Nor should you plan on seeing attendees anxiously using a burner laptop, stripped of most of its usual apps and data.
That’s not just because Black Hat, which featured training sessions and briefings in early August, is a professional event that requires work. Security professionals know that despite such high-profile mishaps as July’s CrowdStrike-induced outage, our gadgets have gotten much more secure.
So while longtime attendees can recall when burner devices were common, things have changed.
“It’s not really that way anymore,” Neil Wyler, a network administrator for the conference and the rest of the year a vice president at the security firm Coalfire, said in a panel.
1. Devices have stronger defenses
New computers or the newest smartphones not only will feature speed and storage exceeding their predecessors but also be far more secure.
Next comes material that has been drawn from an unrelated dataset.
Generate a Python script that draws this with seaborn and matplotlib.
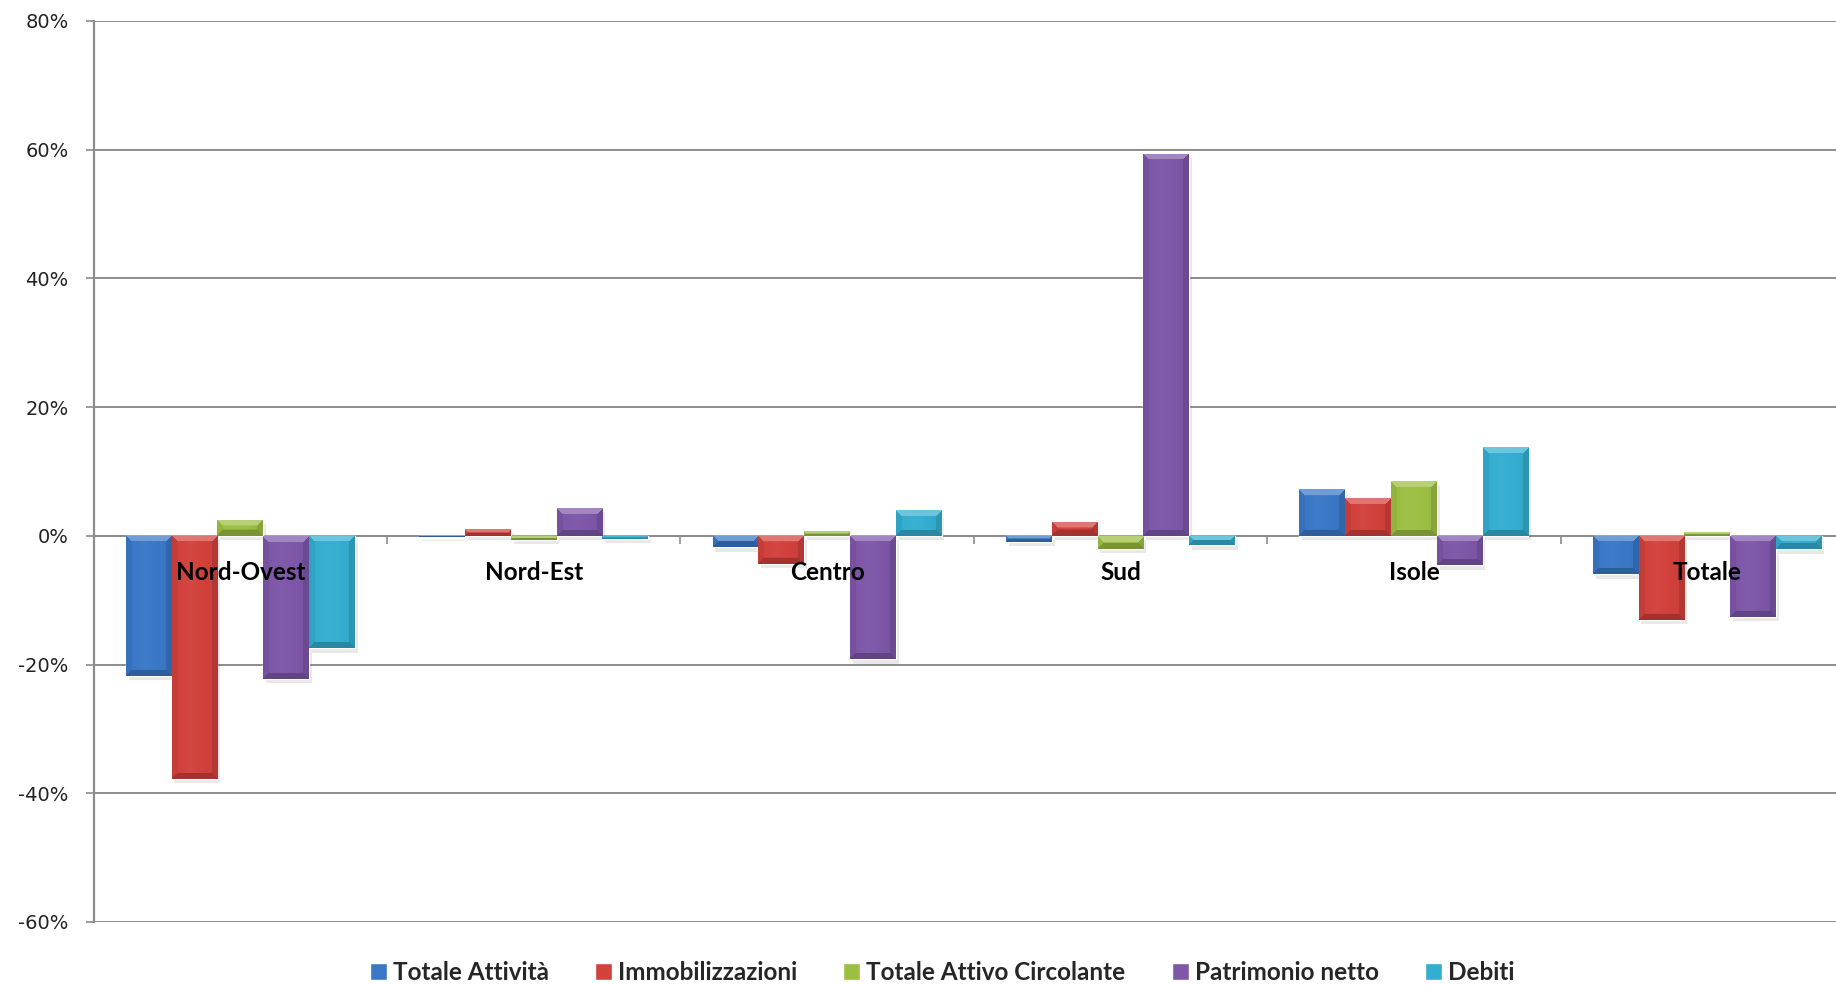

Apple, Google and Microsoft have upgraded their defenses in recent years considerably, to the point where their built-in malware defenses mean you shouldn’t have to pay for third-party anti-malware software.
However, you should enable automatic updates on your devices so they can fight off any problems from outside with quick fixes.
In another Black Hat talk, Natalie Silvanovich, team lead at Google’s Project Zero, explained how that and other initiatives to document vulnerabilities helped push software firms to improve their act. In web browsers, for example, Project Zero and other researchers found so many bugs in Adobe’s once-common Flash browser plug-in that Adobe finally scrapped it — deleting an entire “attack surface.”